--- WHAT YOU HAVE TO DO ---
Leave the pictures out, and retype all of the material exactly as written.
** Begin **
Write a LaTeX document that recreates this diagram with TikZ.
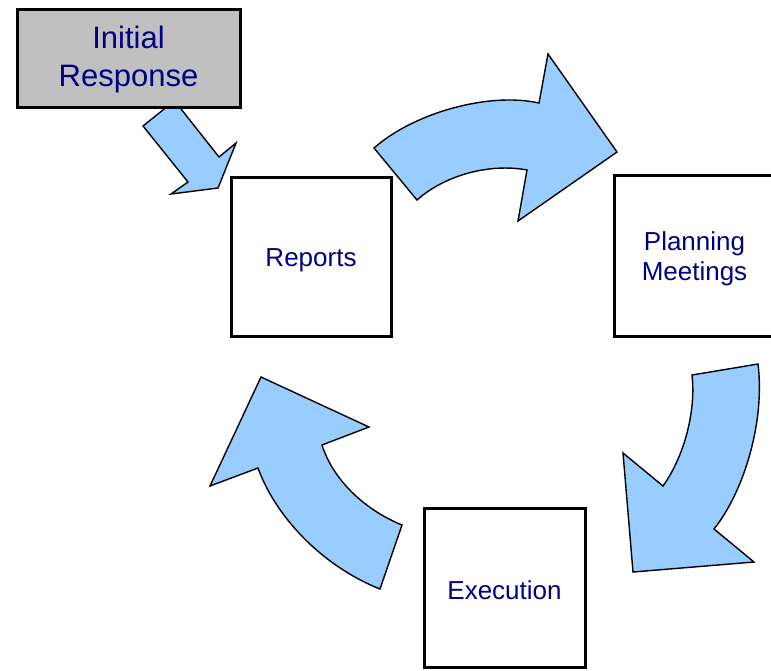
\documentclass[tikz,border=0pt]{standalone}
\usepackage{fontspec}
\setmainfont{Liberation Sans}
\definecolor{txtblue}{RGB}{0,0,128}
\definecolor{arrowblue}{RGB}{153,204,255}
\definecolor{boxgray}{RGB}{192,192,192}
\begin{document}
\begin{tikzpicture}[x=1pt,y=-1pt,
  stepbox/.style={draw=black,line width=3pt,fill=white,inner sep=0pt},
  lbl/.style={inner sep=0pt,align=center,text=txtblue,font=\fontsize{26}{30}\selectfont},
  blockarrow/.style={draw=black,line width=1.4pt,fill=arrowblue,line join=miter}]
\useasboundingbox (0,0) rectangle (771,670);
% block arrows
\draw[blockarrow] (143,126) -- (174.5,100.7) -- (219,157) -- (236,143) -- (218,188)
  -- (171,194) -- (188,182) -- cycle;
\draw[blockarrow] (374,148) .. controls (415,112) and (490,92) .. (539,103)
  -- (548,54) -- (617,152) -- (518,221) -- (527,170)
  .. controls (490,163) and (445,175) .. (417,200) -- cycle;
\draw[blockarrow] (758,364) -- (692,375) .. controls (696,410) and (685,455) .. (663,486)
  -- (623,453) -- (633,572) -- (754,562) -- (714,529)
  .. controls (745,490) and (765,420) .. cycle;
\draw[blockarrow] (261,377) -- (369,427) -- (322,445) .. controls (333,480) and (365,510) .. (402,525)
  -- (380,589) .. controls (320,565) and (275,515) .. (258,468) -- (210,486) -- cycle;
% boxes
\node[stepbox,fill=boxgray,minimum width=223pt,minimum height=98pt] (init) at (128.5,58) {};
\node[stepbox,minimum width=160pt,minimum height=159pt] (rep) at (311,256.5) {};
\node[stepbox,minimum width=161pt,minimum height=161pt] (plan) at (694.5,255.5) {};
\node[stepbox,minimum width=161pt,minimum height=159pt] (exe) at (504.5,587.5) {};
% labels
\node[lbl,font=\fontsize{31}{38}\selectfont] (initt) at ([yshift=-1pt]init.center) {Initial\\Response};
\node[lbl] (rept) at ([yshift=-3.5pt]rep.center) {Reports};
\node[lbl] (plant) at ([yshift=-3.5pt]plan.center) {Planning\\Meetings};
\node[lbl] (exet) at ([yshift=-3pt]exe.center) {Execution};
\end{tikzpicture}
\end{document}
** End **
--- SOLUTION ---
Write a LaTeX document that recreates this diagram with TikZ.
\documentclass[tikz,border=0pt]{standalone}
\usepackage{fontspec}
\setmainfont{Liberation Sans}
\definecolor{txtblue}{RGB}{0,0,128}
\definecolor{arrowblue}{RGB}{153,204,255}
\definecolor{boxgray}{RGB}{192,192,192}
\begin{document}
\begin{tikzpicture}[x=1pt,y=-1pt,
  stepbox/.style={draw=black,line width=3pt,fill=white,inner sep=0pt},
  lbl/.style={inner sep=0pt,align=center,text=txtblue,font=\fontsize{26}{30}\selectfont},
  blockarrow/.style={draw=black,line width=1.4pt,fill=arrowblue,line join=miter}]
\useasboundingbox (0,0) rectangle (771,670);
% block arrows
\draw[blockarrow] (143,126) -- (174.5,100.7) -- (219,157) -- (236,143) -- (218,188)
  -- (171,194) -- (188,182) -- cycle;
\draw[blockarrow] (374,148) .. controls (415,112) and (490,92) .. (539,103)
  -- (548,54) -- (617,152) -- (518,221) -- (527,170)
  .. controls (490,163) and (445,175) .. (417,200) -- cycle;
\draw[blockarrow] (758,364) -- (692,375) .. controls (696,410) and (685,455) .. (663,486)
  -- (623,453) -- (633,572) -- (754,562) -- (714,529)
  .. controls (745,490) and (765,420) .. cycle;
\draw[blockarrow] (261,377) -- (369,427) -- (322,445) .. controls (333,480) and (365,510) .. (402,525)
  -- (380,589) .. controls (320,565) and (275,515) .. (258,468) -- (210,486) -- cycle;
% boxes
\node[stepbox,fill=boxgray,minimum width=223pt,minimum height=98pt] (init) at (128.5,58) {};
\node[stepbox,minimum width=160pt,minimum height=159pt] (rep) at (311,256.5) {};
\node[stepbox,minimum width=161pt,minimum height=161pt] (plan) at (694.5,255.5) {};
\node[stepbox,minimum width=161pt,minimum height=159pt] (exe) at (504.5,587.5) {};
% labels
\node[lbl,font=\fontsize{31}{38}\selectfont] (initt) at ([yshift=-1pt]init.center) {Initial\\Response};
\node[lbl] (rept) at ([yshift=-3.5pt]rep.center) {Reports};
\node[lbl] (plant) at ([yshift=-3.5pt]plan.center) {Planning\\Meetings};
\node[lbl] (exet) at ([yshift=-3pt]exe.center) {Execution};
\end{tikzpicture}
\end{document}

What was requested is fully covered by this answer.